Haydn Streichquartett op.42 d-moll - ein Waisenkind

  • Liebe Forianer ,
    heute möchte ich ein paar Gedanken zu einem der unscheinbarsten Werke Haydns - nämlich dem Streichquartett op. 42 d-moll - einbringen.
    Auffallend ist ja zunächst schon , daß das Werk in keine der damals üblichen Sechsergruppen eingebunden ist ; dann seine extreme Kürze ; zuletzt sein schlichter und biederer Satz. Bezüglich der beiden letzteren Punkte steht es den 6 Quartetten op. 3 nahe , die ja jetzt wohl endgültig dem Romanus Hofstetter zugeschrieben werden können .
    Ich muß zugeben , daß sich dieses Quartett mir am wenigsten erschließt , d.h. auch mehrmaliges Hören inkl. Mitlesen der Partitur hinterläßt keinen bleibenden Eindruck - es wird im Gegensatz zu den anderen Haydnquartetten (selbst die ganz frühen mit eingeschlossen)bei mir nicht "abgespeichert".
    Es fehlen die sonst bei Haydn so reichlich vorkommenden Überraschungseffekte - es scheint keine Spur von Witz und Originalität darinzustecken.
    So stellt sich die Frage , wie letztlich ein derartiges Werk aus Haydns Feder kommen konnte - wo doch vorab bereits die geniale und zukunftsweisende op. 20-iger Gruppe und die originelle und witzige op. 33-iger Gruppe vorausging.
    Haydn reiht sich mit diesem Werk in die große Schar der Kleinmeister ein , die heute kaum mehr einer kennt und deren Werke immer wieder sporadisch auftauchen und verschwinden (z.B. Kozeluch, Fiala,Hoffmeister aber auch Michael Haydn oder Dittersdorf).
    Ist dieses Werk überhaupt von Haydn ?
    Eine andere Erklärung wäre , daß Haydn durch die Konfrontation mit den ihm gewidmeten sechs Mozartquartetten derart verwirrt und verunsichert war, daß eine Antwort auf diese Meisterwerke zunächst nicht möglich war.
    Seine Sprache findet Haydn erst wieder bei op. 50 - der alte Witz (siehe z.B. Froschquartett op. 50/6) ist wieder da.
    Es ist übrigens lohnend sich einmal (zumindest stichprobenweise) Haydns und Mozarts Quartette in ihrer chronologischen Reihenfolge anzuhören - und man ist dann immer wieder erstaunt , wie Haydn die Anregungen seines jüngeren Freundes übernimmt und auf seine Weise zu neuen Höhen führt.
    Nun würde mich eure Meinung zu dem Solitär-Quartett op. 42 brennend interessieren.
    Viele Grüße
    Santoliquido

    M.B.

  • Hallo,


    das ist ja ein schöner "Neubeginn" - ja, machen wir mit den Haydn-Quartetten weiter:


    Zitat

    Original von santoliquido
    Ist dieses Werk überhaupt von Haydn ?

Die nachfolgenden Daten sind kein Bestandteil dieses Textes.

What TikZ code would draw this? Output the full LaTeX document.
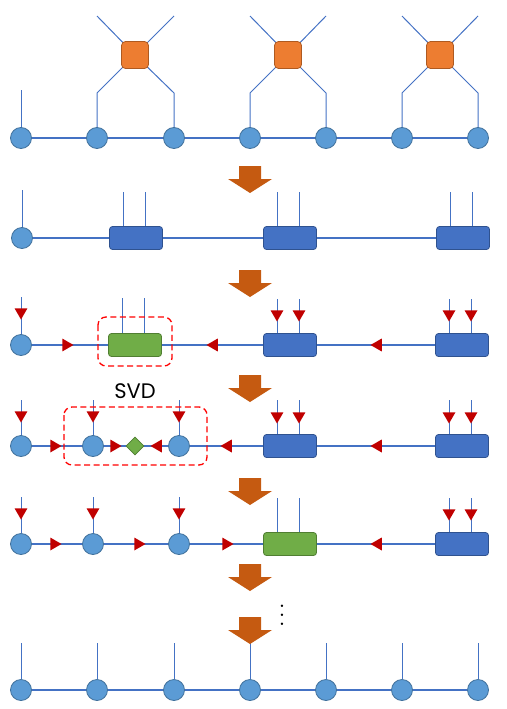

    Es gibt ein Autograph in Haydns Handschrift, welches (zudem) jede Menge Korrekturen aufweist. Die Authentizität ist also gesichert.


    Zitat

    So stellt sich die Frage , wie letztlich ein derartiges Werk aus Haydns Feder kommen konnte - wo doch vorab bereits die geniale und zukunftsweisende op. 20-iger Gruppe und die originelle und witzige op. 33-iger Gruppe vorausging.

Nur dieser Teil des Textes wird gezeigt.